Et de poursuivre « l’effectivité de ce principe ne serait pas assurée si ce texte ne conduisait pas à ériger en faute la divulgation, par des organes de presse, hormis dans l’hypothèse d’un débat d’intérêt général, des informations ainsi protégées ».

 

Pour les juges de la Haute cour, « la société Mergermarket ne pouvait ignorer qu’elle publiait des informations protégées et que, ce faisant, elle risquait de causer un grave préjudice aux sociétés du groupe Consolis et, ainsi, d’engager sa responsabilité civile ».

 

II – 3.

 

Enfin, au grief d’absence de proportionnalité entre le montant des dommages et intérêts et la faute à réparer, la Cour de cassation répond que cette réparation qui doit être à la mesure du préjudice subi ne peut être disproportionnée. En divulguant des informations qu’elle savait couvertes par la confidentialité sans que cette divulgation soit justifiée par la nécessité d’informer le public sur une question d’intérêt général, la société Mergermarket a commis une faute à l’origine d’un préjudice.

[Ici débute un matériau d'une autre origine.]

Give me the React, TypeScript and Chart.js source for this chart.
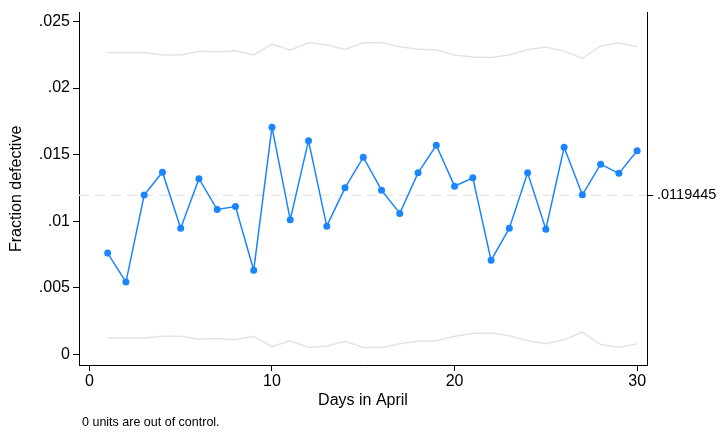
import React, { useEffect, useRef } from "react";
import { Chart, registerables } from "chart.js";

Chart.register(...registerables);

const days = [1, 2, 3, 4, 5, 6, 7, 8, 9, 10, 11, 12, 13, 14, 15, 16, 17, 18, 19, 20, 21, 22, 23, 24, 25, 26, 27, 28, 29, 30];
const fractionDefective = [
  0.0076, 0.00542, 0.01196, 0.01368, 0.00947, 0.01319, 0.01087, 0.01109, 0.00631, 0.01706,
  0.01011, 0.01605, 0.00962, 0.0125, 0.01481, 0.01233, 0.01058, 0.01363, 0.0157, 0.01263,
  0.01326, 0.00705, 0.00947, 0.01363, 0.00939, 0.01555, 0.01198, 0.01428, 0.01359, 0.01529,
];
const upperLimit = [
  0.02268, 0.02268, 0.02268, 0.02249, 0.02249, 0.02276, 0.02271, 0.0228, 0.02249, 0.0233,
  0.02286, 0.0234, 0.02325, 0.02291, 0.0234, 0.0234, 0.0231, 0.02291, 0.02286, 0.02249,
  0.02234, 0.02229, 0.02249, 0.02288, 0.02308, 0.02278, 0.02224, 0.02317, 0.0234, 0.0231,
];
const lowerLimit = [
  0.00121, 0.00121, 0.00121, 0.00135, 0.00135, 0.00113, 0.00118, 0.00109, 0.00135, 0.00057,
  0.00101, 0.0005, 0.00061, 0.00096, 0.0005, 0.0005, 0.00079, 0.00098, 0.00101, 0.00135,
  0.00155, 0.0016, 0.00138, 0.00101, 0.00079, 0.00109, 0.00165, 0.00072, 0.00052, 0.00076,
];
const centerValue = 0.0119445;
const centerLabel = ".0119445";
const yTickValues = [0, 0.005, 0.01, 0.015, 0.02, 0.025];
const yTickLabels = ["0", ".005", ".01", ".015", ".02", ".025"];
const xTickValues = [0, 10, 20, 30];
const xTickLabels = ["0", "10", "20", "30"];
const xTitle = "Days in April";
const yTitle = "Fraction defective";
const footnote = "0 units are out of control.";

const X_MIN = -0.57;
const X_MAX = 30.54;
const Y_MIN = -0.000814;
const Y_MAX = 0.025666;

const FONT = "'Liberation Sans', Arial, Helvetica, sans-serif";

export default function App() {
  const ref = useRef<HTMLCanvasElement | null>(null);

  useEffect(() => {
    document.body.style.margin = "0";
    const canvas = ref.current;
    if (!canvas) return;

    const footnotePlugin = {
      id: "footnote",
      afterDraw(chart: any) {
        const ctx = chart.ctx;
        ctx.save();
        ctx.font = `12.5px ${FONT}`;
        ctx.fillStyle = "#000";
        ctx.textAlign = "left";
        ctx.textBaseline = "alphabetic";
        ctx.fillText(footnote, 82, 426);
        ctx.restore();
      },
    };

    const chart = new Chart(canvas, {
      type: "line",
      data: {
        datasets: [
          {
            label: "data",
            data: days.map((d, i) => ({ x: d, y: fractionDefective[i] })),
            borderColor: "#1a85ff",
            backgroundColor: "#1a85ff",
            borderWidth: 1.5,
            pointRadius: 3.5,
            pointBorderWidth: 0,
            tension: 0,
            order: 0,
          },
          {
            label: "ucl",
            data: days.map((d, i) => ({ x: d, y: upperLimit[i] })),
            borderColor: "#e3e3e3",
            borderWidth: 1.5,
            pointRadius: 0,
            tension: 0,
            order: 2,
          },
          {
            label: "lcl",
            data: days.map((d, i) => ({ x: d, y: lowerLimit[i] })),
            borderColor: "#e3e3e3",
            borderWidth: 1.5,
            pointRadius: 0,
            tension: 0,
            order: 2,
          },
          {
            label: "center",
            data: [
              { x: X_MIN, y: centerValue },
              { x: X_MAX, y: centerValue },
            ],
            borderColor: "#e8e8e8",
            borderWidth: 1.5,
            borderDash: [10, 6],
            pointRadius: 0,
            order: 3,
          },
        ],
      },
      options: {
        responsive: false,
        animation: false,
        layout: { padding: { top: 7, left: 0, right: 0, bottom: 0 } },
        plugins: {
          legend: { display: false },
          tooltip: { enabled: false },
        },
        scales: {
          x: {
            type: "linear",
            min: X_MIN,
            max: X_MAX,
            afterBuildTicks: (s: any) => {
              s.ticks = xTickValues.map((v) => ({ value: v }));
            },
            afterFit: (s: any) => {
              s.height = 67;
            },
            ticks: {
              autoSkip: false,
              maxRotation: 0,
              padding: 1,
              color: "#000",
              font: { family: FONT, size: 16 },
              callback: (v: any) => {
                const i = xTickValues.indexOf(Number(v));
                return i >= 0 ? xTickLabels[i] : "";
              },
            },
            grid: { display: true, drawOnChartArea: false, tickLength: 6, color: "#000", lineWidth: 1 },
            border: { display: true, color: "#000", width: 1 },
            title: {
              display: true,
              text: xTitle,
              color: "#000",
              font: { family: FONT, size: 16 },
              padding: { top: 0, bottom: 22 },
            },
          },
          y: {
            type: "linear",
            position: "left",
            min: Y_MIN,
            max: Y_MAX,
            afterBuildTicks: (s: any) => {
              s.ticks = yTickValues.map((v) => ({ value: v }));
            },
            afterFit: (s: any) => {
              s.width = 79;
            },
            ticks: {
              autoSkip: false,
              padding: 3,
              color: "#000",
              font: { family: FONT, size: 16 },
              callback: (v: any) => {
                const i = yTickValues.indexOf(Number(v));
                return i >= 0 ? yTickLabels[i] : "";
              },
            },
            grid: { display: true, drawOnChartArea: false, tickLength: 6, color: "#000", lineWidth: 1 },
            border: { display: true, color: "#000", width: 1 },
            title: {
              display: true,
              text: yTitle,
              color: "#000",
              font: { family: FONT, size: 16 },
              padding: { top: 7, bottom: 0 },
            },
          },
          y2: {
            type: "linear",
            position: "right",
            min: Y_MIN,
            max: Y_MAX,
            afterBuildTicks: (s: any) => {
              s.ticks = [{ value: centerValue }];
            },
            afterFit: (s: any) => {
              s.width = 78;
            },
            ticks: {
              autoSkip: false,
              padding: 4,
              color: "#000",
              font: { family: FONT, size: 14.5 },
              callback: () => centerLabel,
            },
            grid: { display: true, drawOnChartArea: false, tickLength: 6, color: "#000", lineWidth: 1 },
            border: { display: true, color: "#000", width: 1 },
          },
        },
      } as any,
      plugins: [footnotePlugin],
    });

    return () => chart.destroy();
  }, []);

  return (
    <div style={{ width: 725, height: 432, background: "#fff" }}>
      <canvas ref={ref} width={725} height={432} style={{ display: "block" }} />
    </div>
  );
}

Et « c’est dans l’exercice de son pouvoir souverain et sans avoir à effectuer la recherche invoquée par la cinquième branche que la cour d’appel a évalué le montant de la réparation propre à indemniser ce préjudice ».

 

*****

 

Ainsi, pour la Cour de cassation, l’article L. 611-15 du Code de commerce perdrait toute son effectivité relative à l’obligation de confidentialité dès lors qu’elle ne serait applicable qu’aux personnes qui sont parties à la procédure de conciliation ou de mandat ad hoc.